═════ GIVEN DATA ═════

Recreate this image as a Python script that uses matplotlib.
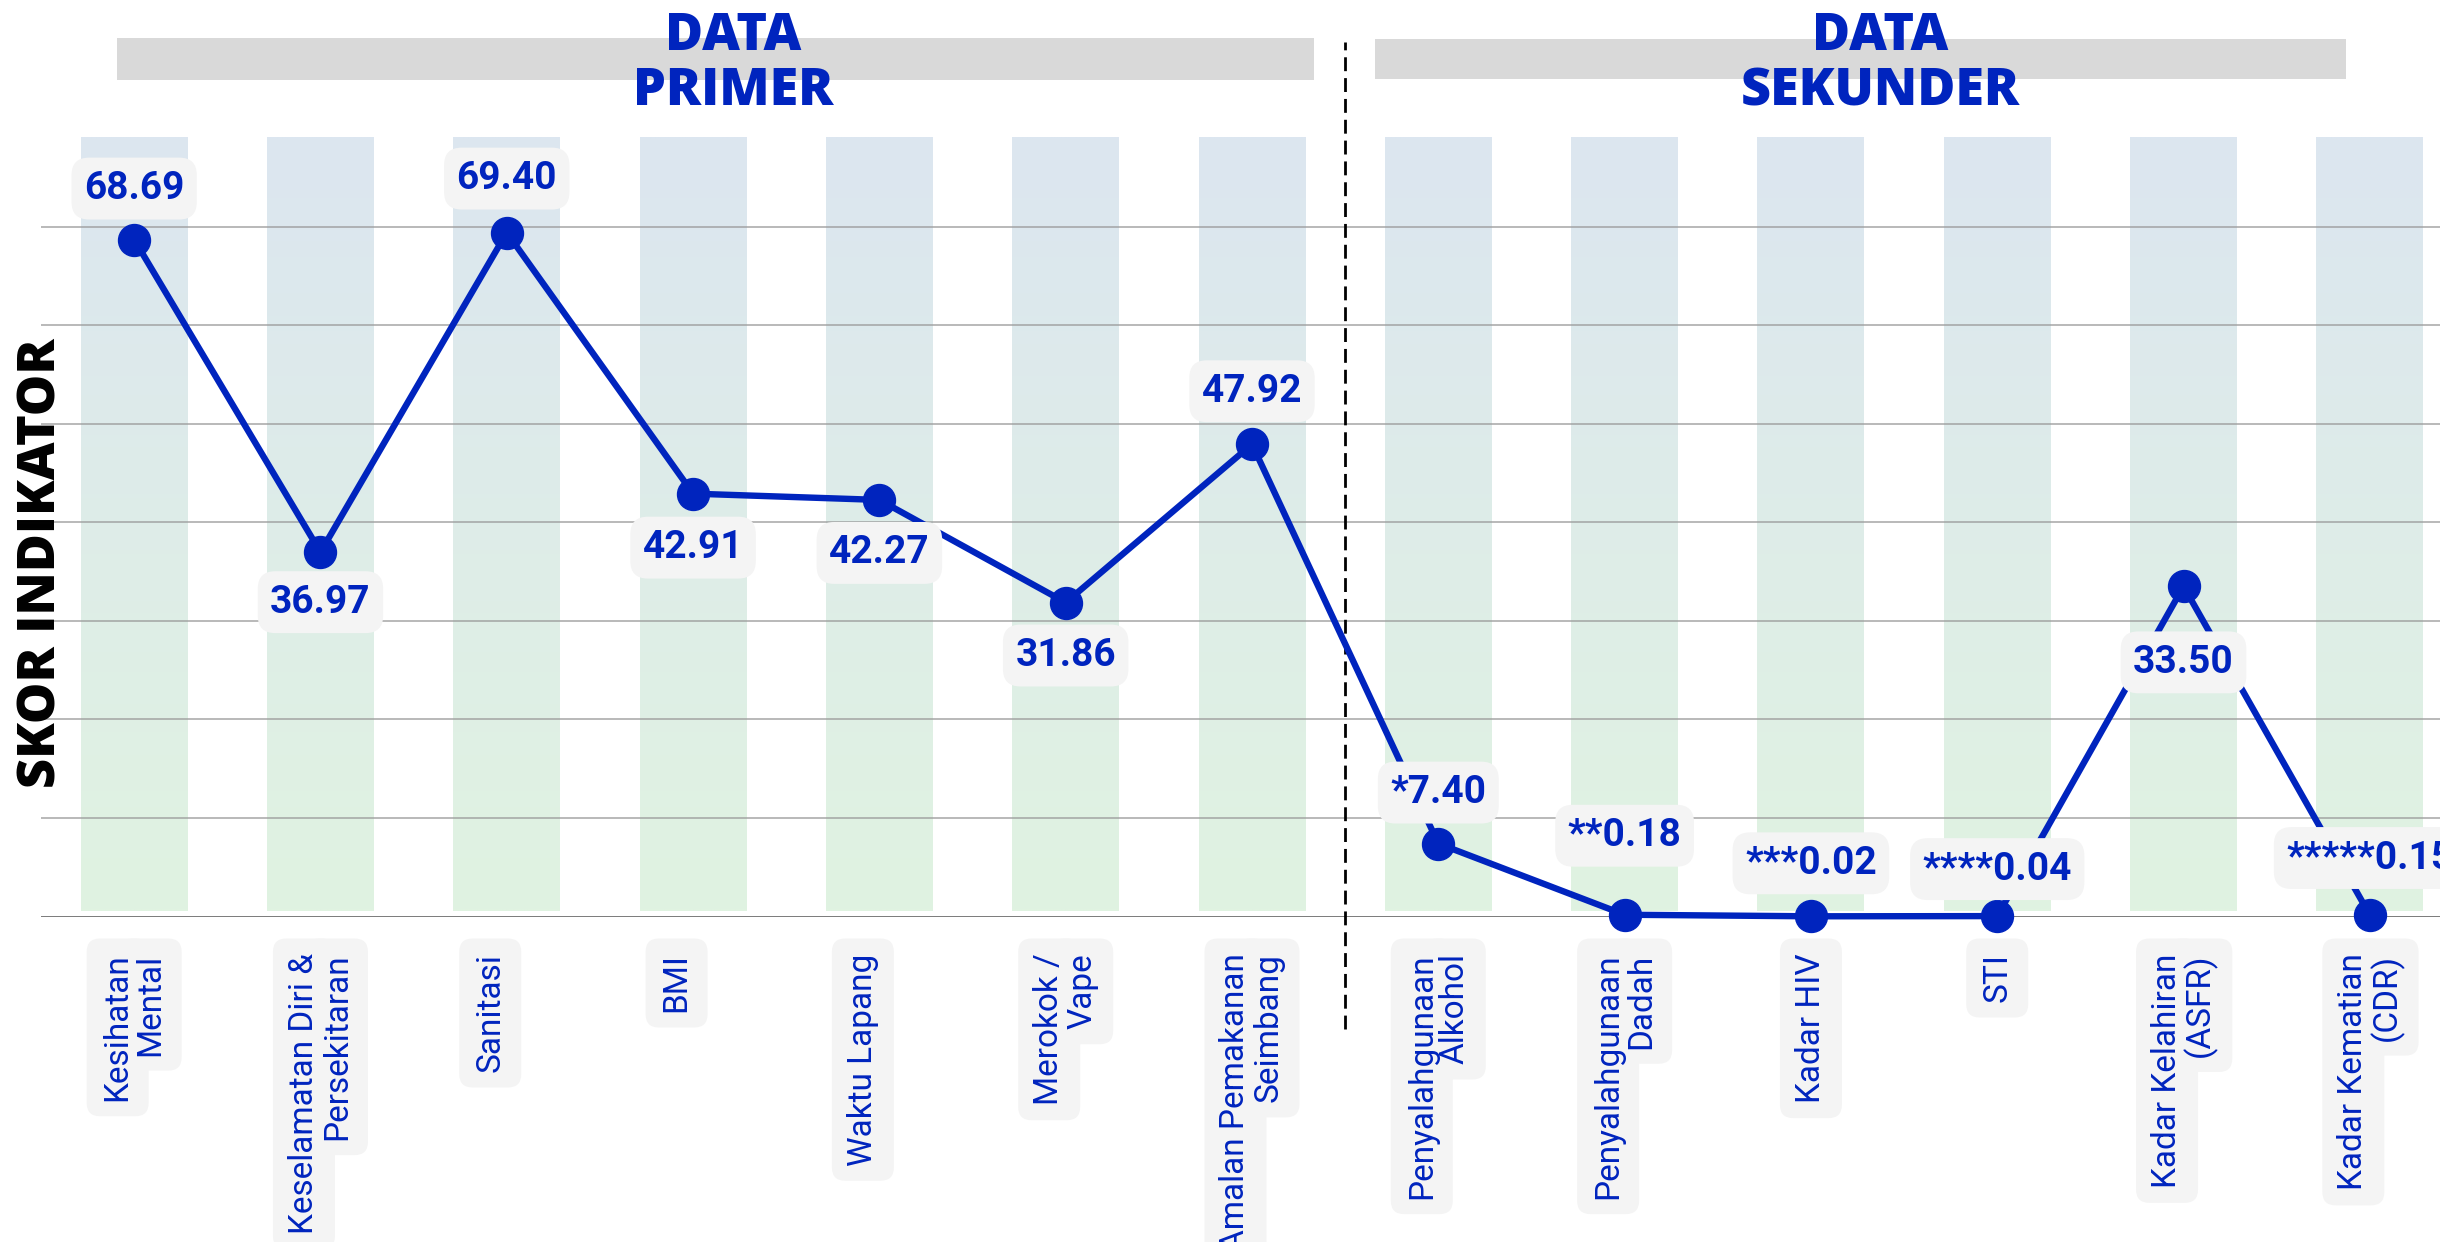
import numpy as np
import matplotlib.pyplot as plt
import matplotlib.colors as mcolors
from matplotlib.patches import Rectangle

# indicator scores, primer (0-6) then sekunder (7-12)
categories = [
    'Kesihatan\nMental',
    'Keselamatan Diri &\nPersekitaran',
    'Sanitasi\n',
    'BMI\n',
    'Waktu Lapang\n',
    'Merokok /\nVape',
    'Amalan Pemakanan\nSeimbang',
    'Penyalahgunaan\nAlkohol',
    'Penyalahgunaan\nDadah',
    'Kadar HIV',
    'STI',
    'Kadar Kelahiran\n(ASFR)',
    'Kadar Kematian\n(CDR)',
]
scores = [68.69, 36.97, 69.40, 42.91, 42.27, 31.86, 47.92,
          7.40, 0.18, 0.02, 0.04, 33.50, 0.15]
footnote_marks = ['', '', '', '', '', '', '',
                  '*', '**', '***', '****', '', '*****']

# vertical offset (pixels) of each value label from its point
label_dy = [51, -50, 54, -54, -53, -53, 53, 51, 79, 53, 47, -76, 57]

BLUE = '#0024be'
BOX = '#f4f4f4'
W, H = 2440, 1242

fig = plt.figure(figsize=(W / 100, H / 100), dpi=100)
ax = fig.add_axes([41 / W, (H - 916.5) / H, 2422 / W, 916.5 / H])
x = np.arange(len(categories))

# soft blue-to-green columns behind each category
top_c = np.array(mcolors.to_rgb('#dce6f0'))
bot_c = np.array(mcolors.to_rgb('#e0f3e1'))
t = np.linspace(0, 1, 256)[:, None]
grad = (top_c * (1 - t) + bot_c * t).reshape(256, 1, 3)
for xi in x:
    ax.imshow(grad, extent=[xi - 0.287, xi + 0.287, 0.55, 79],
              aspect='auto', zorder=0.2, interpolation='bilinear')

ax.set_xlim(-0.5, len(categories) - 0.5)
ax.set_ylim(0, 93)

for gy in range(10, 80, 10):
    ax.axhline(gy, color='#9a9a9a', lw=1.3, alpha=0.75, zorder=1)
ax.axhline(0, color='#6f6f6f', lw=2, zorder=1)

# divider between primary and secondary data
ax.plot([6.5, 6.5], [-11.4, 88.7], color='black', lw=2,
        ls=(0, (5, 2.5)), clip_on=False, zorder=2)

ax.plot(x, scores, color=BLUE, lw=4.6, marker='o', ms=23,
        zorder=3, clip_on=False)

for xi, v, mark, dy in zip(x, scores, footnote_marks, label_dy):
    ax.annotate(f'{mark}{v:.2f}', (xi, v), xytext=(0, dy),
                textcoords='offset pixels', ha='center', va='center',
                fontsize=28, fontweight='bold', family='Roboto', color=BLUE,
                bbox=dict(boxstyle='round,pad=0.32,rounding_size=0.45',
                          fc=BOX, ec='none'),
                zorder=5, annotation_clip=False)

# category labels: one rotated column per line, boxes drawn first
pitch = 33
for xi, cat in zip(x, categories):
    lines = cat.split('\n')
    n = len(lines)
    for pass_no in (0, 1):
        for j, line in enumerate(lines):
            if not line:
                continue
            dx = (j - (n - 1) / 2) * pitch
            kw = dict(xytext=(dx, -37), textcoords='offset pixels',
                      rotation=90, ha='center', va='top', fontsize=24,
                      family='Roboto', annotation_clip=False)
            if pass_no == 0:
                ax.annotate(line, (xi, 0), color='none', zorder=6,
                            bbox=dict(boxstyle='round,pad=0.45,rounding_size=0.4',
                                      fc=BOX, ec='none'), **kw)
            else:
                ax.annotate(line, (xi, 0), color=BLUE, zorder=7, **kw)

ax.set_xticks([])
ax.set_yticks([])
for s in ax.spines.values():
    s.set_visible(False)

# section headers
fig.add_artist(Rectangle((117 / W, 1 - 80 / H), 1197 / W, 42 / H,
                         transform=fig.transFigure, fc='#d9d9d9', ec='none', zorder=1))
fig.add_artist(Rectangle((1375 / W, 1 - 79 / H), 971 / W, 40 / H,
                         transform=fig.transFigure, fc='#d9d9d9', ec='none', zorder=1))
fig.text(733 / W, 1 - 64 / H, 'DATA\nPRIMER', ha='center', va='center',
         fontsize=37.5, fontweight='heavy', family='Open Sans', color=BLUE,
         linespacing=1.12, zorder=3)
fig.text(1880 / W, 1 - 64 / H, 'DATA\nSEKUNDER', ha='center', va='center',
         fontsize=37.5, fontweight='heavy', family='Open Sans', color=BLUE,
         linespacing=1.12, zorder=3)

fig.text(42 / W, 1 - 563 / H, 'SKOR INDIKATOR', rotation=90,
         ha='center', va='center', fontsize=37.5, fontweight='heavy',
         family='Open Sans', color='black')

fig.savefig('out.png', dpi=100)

═════
═════ GIVEN DATA ═════

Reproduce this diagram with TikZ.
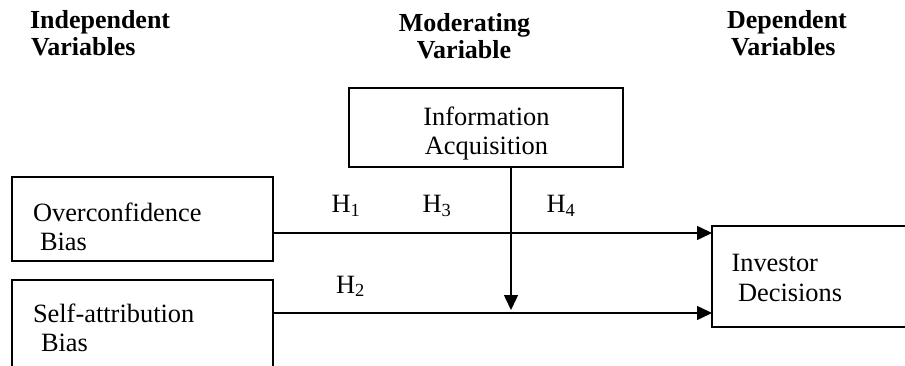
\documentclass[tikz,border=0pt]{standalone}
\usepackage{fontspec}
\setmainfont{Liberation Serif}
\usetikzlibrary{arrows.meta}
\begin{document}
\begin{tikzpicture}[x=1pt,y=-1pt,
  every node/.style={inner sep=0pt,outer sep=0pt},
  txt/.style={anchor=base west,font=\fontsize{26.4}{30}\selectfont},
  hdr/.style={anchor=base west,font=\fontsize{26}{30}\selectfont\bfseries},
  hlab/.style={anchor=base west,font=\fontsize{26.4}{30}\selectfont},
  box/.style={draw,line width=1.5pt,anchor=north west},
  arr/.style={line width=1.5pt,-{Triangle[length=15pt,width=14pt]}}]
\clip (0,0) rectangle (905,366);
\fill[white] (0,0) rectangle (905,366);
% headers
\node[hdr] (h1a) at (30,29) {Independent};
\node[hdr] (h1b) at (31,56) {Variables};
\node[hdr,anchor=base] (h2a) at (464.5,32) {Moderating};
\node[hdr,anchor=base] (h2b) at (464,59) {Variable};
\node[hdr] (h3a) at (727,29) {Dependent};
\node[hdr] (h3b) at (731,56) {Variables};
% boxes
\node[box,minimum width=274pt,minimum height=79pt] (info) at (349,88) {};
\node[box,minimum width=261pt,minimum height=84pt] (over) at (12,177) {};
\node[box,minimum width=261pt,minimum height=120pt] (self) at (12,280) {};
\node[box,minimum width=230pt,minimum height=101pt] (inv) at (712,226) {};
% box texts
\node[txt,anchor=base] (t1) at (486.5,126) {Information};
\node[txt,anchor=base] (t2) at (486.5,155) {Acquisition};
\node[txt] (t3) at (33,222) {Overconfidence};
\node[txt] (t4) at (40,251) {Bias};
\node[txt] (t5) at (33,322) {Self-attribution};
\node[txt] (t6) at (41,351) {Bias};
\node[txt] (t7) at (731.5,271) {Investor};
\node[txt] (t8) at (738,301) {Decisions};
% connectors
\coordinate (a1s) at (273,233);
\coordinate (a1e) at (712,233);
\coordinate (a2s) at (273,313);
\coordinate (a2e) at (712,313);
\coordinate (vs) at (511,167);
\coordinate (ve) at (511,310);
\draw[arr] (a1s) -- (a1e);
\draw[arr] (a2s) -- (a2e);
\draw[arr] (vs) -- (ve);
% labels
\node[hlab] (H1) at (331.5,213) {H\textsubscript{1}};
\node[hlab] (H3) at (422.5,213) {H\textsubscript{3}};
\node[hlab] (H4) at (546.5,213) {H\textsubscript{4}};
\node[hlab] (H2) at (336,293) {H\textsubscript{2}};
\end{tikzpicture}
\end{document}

═════
═════ GIVEN DATA ═════

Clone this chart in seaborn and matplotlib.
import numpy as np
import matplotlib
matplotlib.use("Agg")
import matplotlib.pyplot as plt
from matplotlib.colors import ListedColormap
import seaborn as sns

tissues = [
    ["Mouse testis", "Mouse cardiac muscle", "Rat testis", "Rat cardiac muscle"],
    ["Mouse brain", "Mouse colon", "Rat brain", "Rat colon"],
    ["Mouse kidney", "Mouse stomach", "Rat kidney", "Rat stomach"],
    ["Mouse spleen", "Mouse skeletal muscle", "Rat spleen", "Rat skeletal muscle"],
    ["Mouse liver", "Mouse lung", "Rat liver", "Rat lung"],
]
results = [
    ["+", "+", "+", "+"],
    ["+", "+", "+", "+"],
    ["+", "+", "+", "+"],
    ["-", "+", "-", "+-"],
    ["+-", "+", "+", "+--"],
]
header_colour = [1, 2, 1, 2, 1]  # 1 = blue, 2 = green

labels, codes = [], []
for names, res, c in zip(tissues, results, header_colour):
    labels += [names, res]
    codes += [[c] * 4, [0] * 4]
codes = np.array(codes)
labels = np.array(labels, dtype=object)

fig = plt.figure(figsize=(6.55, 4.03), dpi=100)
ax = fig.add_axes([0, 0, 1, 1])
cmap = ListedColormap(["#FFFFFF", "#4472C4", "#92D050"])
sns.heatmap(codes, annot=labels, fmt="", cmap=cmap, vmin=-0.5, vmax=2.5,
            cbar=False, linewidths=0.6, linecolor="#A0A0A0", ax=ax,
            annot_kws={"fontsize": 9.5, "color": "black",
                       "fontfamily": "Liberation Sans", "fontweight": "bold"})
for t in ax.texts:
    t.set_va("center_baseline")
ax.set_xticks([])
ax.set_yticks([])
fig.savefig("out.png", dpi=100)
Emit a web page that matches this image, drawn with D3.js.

═════

• **YOUR GOAL**: Retype the lines above exactly as they appear, from the line containing "Recreate this image" through the line containing "from matplotlib.patches import Rectangle", and leave out any pictures.

• **OUTPUT**:
Recreate this image as a Python script that uses matplotlib.
import numpy as np
import matplotlib.pyplot as plt
import matplotlib.colors as mcolors
from matplotlib.patches import Rectangle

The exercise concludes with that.